Vibrational Circular Dichroism calculations

The calculation of vibrational circular dichroism is invoked by the keyword .VCD in the **PROPERTIES input module. Thus a complete input file for the calculation of vibrational circular dichroism will look like:

**DALTON INPUT
.RUN PROPERTIES
**WAVE FUNCTIONS
.HF
**PROPERTIES
.VCD
**END OF DALTON INPUT

This will invoke the calculation of vibrational circular dichroism using London atomic orbitals to ensure fast basis set convergence as well as gauge origin independent results. By default the natural connection is used in order to get numerically accurate results [64,82].

We notice, however, that vibrational circular dichroism only arises in vibrationally chiral molecules. An easy way of introducing vibrational chirality into small molecular systems is by isotopic substitution. This is in DALTON controled in the *VIBANA submodule, and the reader is refered to that section for an exemplification of how this is done.

There has only been a few investigation of basis set requirement for the calculation of VCD given in Ref. [83,84], and the reader is refered to these references when choosing basis set for the calculations of VCD.

In the current implementation, the .NOCMC option is autmatically turned on in VCD calculations, that is, the coordinate system origin is always used as gauge origin.

We note that if a different force field is wanted in the calculation of the VCD paramaters, this can be obtained by reading in an alternative Hessian matrix with the input

**DALTON INPUT
.RUN PROPERTIES
**WAVE FUNCTIONS
.HF
**PROPERTIES
.VCD
*VIBANA
.HESFIL
**END OF DALTON INPUT

We note that in the current release of Dalton, Vibrational Circular Dichroism can not be calculated using density function theory, and if requested, the program will stop.

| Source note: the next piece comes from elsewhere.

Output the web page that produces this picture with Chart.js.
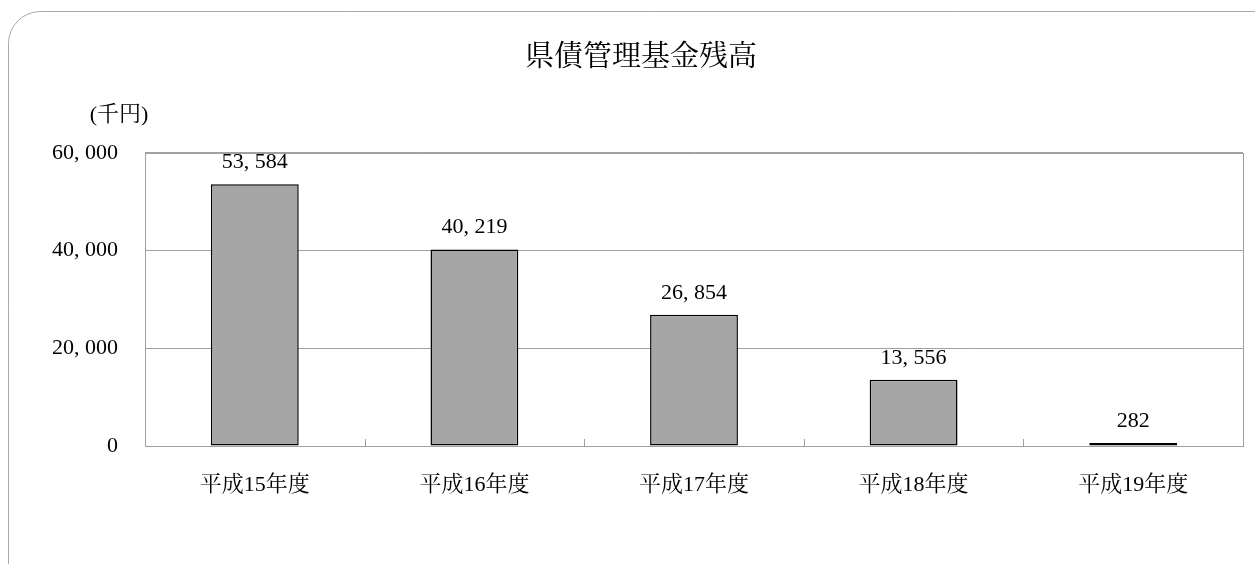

If more close control of the different parts of the calculation of vibrational circular dichroism is wanted, we refer the reader to the sections describing the options available. The input sections that control the calculation of vibrational circular dichroism are:

*AAT

Controls the final calculation of the different contributions to the Atomic Axial Tensors.

*GETSGY

Controls the set up of both the magnetic and geometric right hand sides (gradient terms).

*LINRES

Controls the solution of the magnetic response equations.

*RELAX

Controls the multiplication of solution and right hand side vectors into relaxation contributions.

*NUCREP

Controls the calculation of the nuclear contribution to the geometric Hessian.

*TROINV

Controls the use of translation and rotational invariance.

*ONEINT

Controls the calculation of one-electron contributions to the geometric Hessian.

*TWOEXP

Controls the calculation of two-electron expectation values to the geometric Hessian.

*REORT

Controls the calculation of reorthonormalization terms to the geometric Hessian.

*RESPON

Controls the solution of the geometric response equations.

*GEOANA

Describes what analysis of the molecular geometry is to be printed.

*VIBANA

Sets up the vibrational and rotational analysis of the molecule, for instance it's isotopic substitution.

*DIPCTL

Controls the calculation of the Atomic Polar Tensors (dipole gradient).